▶ Problem details
Copy nothing but the text: repeat each entry exactly and drop the images.

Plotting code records
=====
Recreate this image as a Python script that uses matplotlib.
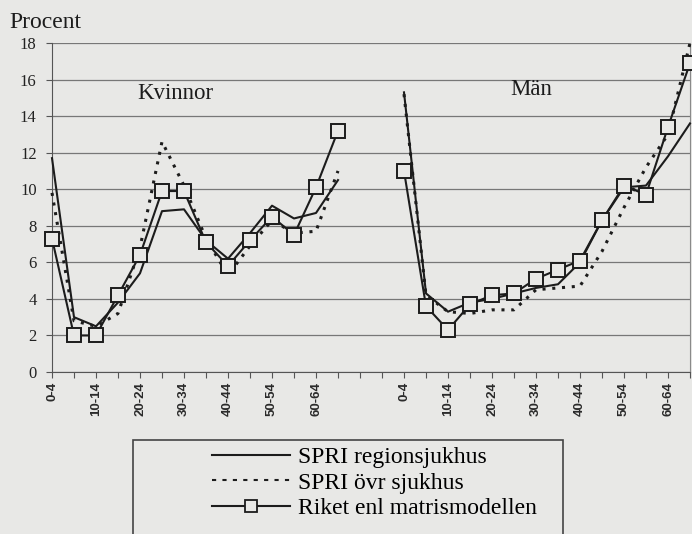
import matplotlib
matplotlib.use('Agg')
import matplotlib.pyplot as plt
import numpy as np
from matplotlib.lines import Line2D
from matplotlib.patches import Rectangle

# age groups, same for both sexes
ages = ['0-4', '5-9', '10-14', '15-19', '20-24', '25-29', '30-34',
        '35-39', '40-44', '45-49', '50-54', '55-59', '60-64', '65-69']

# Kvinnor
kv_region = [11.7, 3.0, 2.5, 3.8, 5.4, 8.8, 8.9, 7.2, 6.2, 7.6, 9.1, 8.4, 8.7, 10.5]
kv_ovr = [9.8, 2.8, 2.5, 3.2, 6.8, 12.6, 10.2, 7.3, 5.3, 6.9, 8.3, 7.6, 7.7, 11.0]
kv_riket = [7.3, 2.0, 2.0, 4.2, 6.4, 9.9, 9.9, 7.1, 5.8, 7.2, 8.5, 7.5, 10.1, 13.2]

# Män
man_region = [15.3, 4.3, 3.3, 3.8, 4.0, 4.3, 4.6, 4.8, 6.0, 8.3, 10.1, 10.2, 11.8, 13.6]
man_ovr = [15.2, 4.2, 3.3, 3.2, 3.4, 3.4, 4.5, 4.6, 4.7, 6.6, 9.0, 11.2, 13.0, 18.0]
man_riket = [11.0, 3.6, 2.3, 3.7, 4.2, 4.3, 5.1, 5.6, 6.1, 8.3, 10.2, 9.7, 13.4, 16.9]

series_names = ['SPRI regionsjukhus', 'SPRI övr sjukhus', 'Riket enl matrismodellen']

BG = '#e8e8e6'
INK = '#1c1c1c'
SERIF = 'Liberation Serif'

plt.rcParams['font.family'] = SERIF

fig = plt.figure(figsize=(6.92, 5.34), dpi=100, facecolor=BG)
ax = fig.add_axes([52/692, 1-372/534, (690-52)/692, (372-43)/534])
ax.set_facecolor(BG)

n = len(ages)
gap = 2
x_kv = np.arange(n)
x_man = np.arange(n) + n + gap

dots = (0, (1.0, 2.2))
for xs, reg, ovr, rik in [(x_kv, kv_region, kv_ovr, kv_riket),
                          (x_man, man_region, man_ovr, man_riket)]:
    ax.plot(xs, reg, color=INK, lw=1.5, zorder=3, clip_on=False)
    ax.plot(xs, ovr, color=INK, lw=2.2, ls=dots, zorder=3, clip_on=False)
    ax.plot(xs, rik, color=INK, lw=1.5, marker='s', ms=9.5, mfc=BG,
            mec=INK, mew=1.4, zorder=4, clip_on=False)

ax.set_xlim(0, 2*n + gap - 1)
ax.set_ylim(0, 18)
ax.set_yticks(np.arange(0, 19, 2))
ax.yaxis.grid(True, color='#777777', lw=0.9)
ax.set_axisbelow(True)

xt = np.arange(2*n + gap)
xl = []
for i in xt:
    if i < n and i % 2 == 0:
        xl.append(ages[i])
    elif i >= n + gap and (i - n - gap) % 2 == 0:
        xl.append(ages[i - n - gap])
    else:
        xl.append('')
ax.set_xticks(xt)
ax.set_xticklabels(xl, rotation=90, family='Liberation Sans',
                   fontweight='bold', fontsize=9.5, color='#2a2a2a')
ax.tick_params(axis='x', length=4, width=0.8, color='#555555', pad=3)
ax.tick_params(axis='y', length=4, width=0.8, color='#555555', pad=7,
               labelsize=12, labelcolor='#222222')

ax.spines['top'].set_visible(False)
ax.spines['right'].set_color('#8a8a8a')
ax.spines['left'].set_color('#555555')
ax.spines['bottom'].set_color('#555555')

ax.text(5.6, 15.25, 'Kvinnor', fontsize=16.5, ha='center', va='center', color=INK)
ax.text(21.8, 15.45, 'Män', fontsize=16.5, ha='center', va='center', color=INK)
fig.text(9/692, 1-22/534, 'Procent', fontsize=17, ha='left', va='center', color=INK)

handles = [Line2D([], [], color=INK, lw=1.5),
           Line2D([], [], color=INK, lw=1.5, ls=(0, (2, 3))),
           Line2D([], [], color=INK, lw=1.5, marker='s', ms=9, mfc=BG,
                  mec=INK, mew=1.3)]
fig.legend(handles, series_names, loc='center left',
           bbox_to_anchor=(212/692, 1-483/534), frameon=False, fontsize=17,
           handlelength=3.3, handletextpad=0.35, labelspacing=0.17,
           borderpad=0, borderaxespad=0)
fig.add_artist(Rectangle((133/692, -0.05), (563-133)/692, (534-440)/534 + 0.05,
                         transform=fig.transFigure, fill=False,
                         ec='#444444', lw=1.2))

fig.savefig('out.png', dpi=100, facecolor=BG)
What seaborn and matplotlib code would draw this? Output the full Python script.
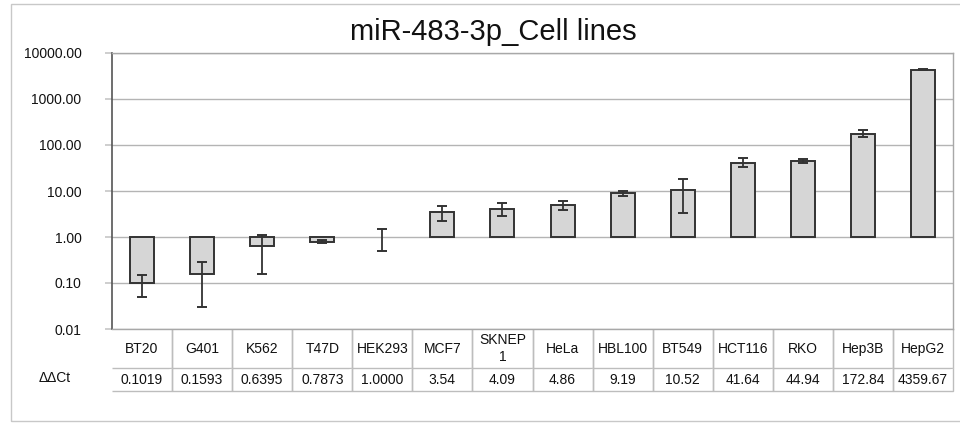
=====
▶ Exercise solution
Recreate this image as a Python script that uses matplotlib.
import matplotlib
matplotlib.use('Agg')
import matplotlib.pyplot as plt
import numpy as np
from matplotlib.lines import Line2D
from matplotlib.patches import Rectangle

# age groups, same for both sexes
ages = ['0-4', '5-9', '10-14', '15-19', '20-24', '25-29', '30-34',
        '35-39', '40-44', '45-49', '50-54', '55-59', '60-64', '65-69']

# Kvinnor
kv_region = [11.7, 3.0, 2.5, 3.8, 5.4, 8.8, 8.9, 7.2, 6.2, 7.6, 9.1, 8.4, 8.7, 10.5]
kv_ovr = [9.8, 2.8, 2.5, 3.2, 6.8, 12.6, 10.2, 7.3, 5.3, 6.9, 8.3, 7.6, 7.7, 11.0]
kv_riket = [7.3, 2.0, 2.0, 4.2, 6.4, 9.9, 9.9, 7.1, 5.8, 7.2, 8.5, 7.5, 10.1, 13.2]

# Män
man_region = [15.3, 4.3, 3.3, 3.8, 4.0, 4.3, 4.6, 4.8, 6.0, 8.3, 10.1, 10.2, 11.8, 13.6]
man_ovr = [15.2, 4.2, 3.3, 3.2, 3.4, 3.4, 4.5, 4.6, 4.7, 6.6, 9.0, 11.2, 13.0, 18.0]
man_riket = [11.0, 3.6, 2.3, 3.7, 4.2, 4.3, 5.1, 5.6, 6.1, 8.3, 10.2, 9.7, 13.4, 16.9]

series_names = ['SPRI regionsjukhus', 'SPRI övr sjukhus', 'Riket enl matrismodellen']

BG = '#e8e8e6'
INK = '#1c1c1c'
SERIF = 'Liberation Serif'

plt.rcParams['font.family'] = SERIF

fig = plt.figure(figsize=(6.92, 5.34), dpi=100, facecolor=BG)
ax = fig.add_axes([52/692, 1-372/534, (690-52)/692, (372-43)/534])
ax.set_facecolor(BG)

n = len(ages)
gap = 2
x_kv = np.arange(n)
x_man = np.arange(n) + n + gap

dots = (0, (1.0, 2.2))
for xs, reg, ovr, rik in [(x_kv, kv_region, kv_ovr, kv_riket),
                          (x_man, man_region, man_ovr, man_riket)]:
    ax.plot(xs, reg, color=INK, lw=1.5, zorder=3, clip_on=False)
    ax.plot(xs, ovr, color=INK, lw=2.2, ls=dots, zorder=3, clip_on=False)
    ax.plot(xs, rik, color=INK, lw=1.5, marker='s', ms=9.5, mfc=BG,
            mec=INK, mew=1.4, zorder=4, clip_on=False)

ax.set_xlim(0, 2*n + gap - 1)
ax.set_ylim(0, 18)
ax.set_yticks(np.arange(0, 19, 2))
ax.yaxis.grid(True, color='#777777', lw=0.9)
ax.set_axisbelow(True)

xt = np.arange(2*n + gap)
xl = []
for i in xt:
    if i < n and i % 2 == 0:
        xl.append(ages[i])
    elif i >= n + gap and (i - n - gap) % 2 == 0:
        xl.append(ages[i - n - gap])
    else:
        xl.append('')
ax.set_xticks(xt)
ax.set_xticklabels(xl, rotation=90, family='Liberation Sans',
                   fontweight='bold', fontsize=9.5, color='#2a2a2a')
ax.tick_params(axis='x', length=4, width=0.8, color='#555555', pad=3)
ax.tick_params(axis='y', length=4, width=0.8, color='#555555', pad=7,
               labelsize=12, labelcolor='#222222')

ax.spines['top'].set_visible(False)
ax.spines['right'].set_color('#8a8a8a')
ax.spines['left'].set_color('#555555')
ax.spines['bottom'].set_color('#555555')

ax.text(5.6, 15.25, 'Kvinnor', fontsize=16.5, ha='center', va='center', color=INK)
ax.text(21.8, 15.45, 'Män', fontsize=16.5, ha='center', va='center', color=INK)
fig.text(9/692, 1-22/534, 'Procent', fontsize=17, ha='left', va='center', color=INK)

handles = [Line2D([], [], color=INK, lw=1.5),
           Line2D([], [], color=INK, lw=1.5, ls=(0, (2, 3))),
           Line2D([], [], color=INK, lw=1.5, marker='s', ms=9, mfc=BG,
                  mec=INK, mew=1.3)]
fig.legend(handles, series_names, loc='center left',
           bbox_to_anchor=(212/692, 1-483/534), frameon=False, fontsize=17,
           handlelength=3.3, handletextpad=0.35, labelspacing=0.17,
           borderpad=0, borderaxespad=0)
fig.add_artist(Rectangle((133/692, -0.05), (563-133)/692, (534-440)/534 + 0.05,
                         transform=fig.transFigure, fill=False,
                         ec='#444444', lw=1.2))

fig.savefig('out.png', dpi=100, facecolor=BG)
What seaborn and matplotlib code would draw this? Output the full Python script.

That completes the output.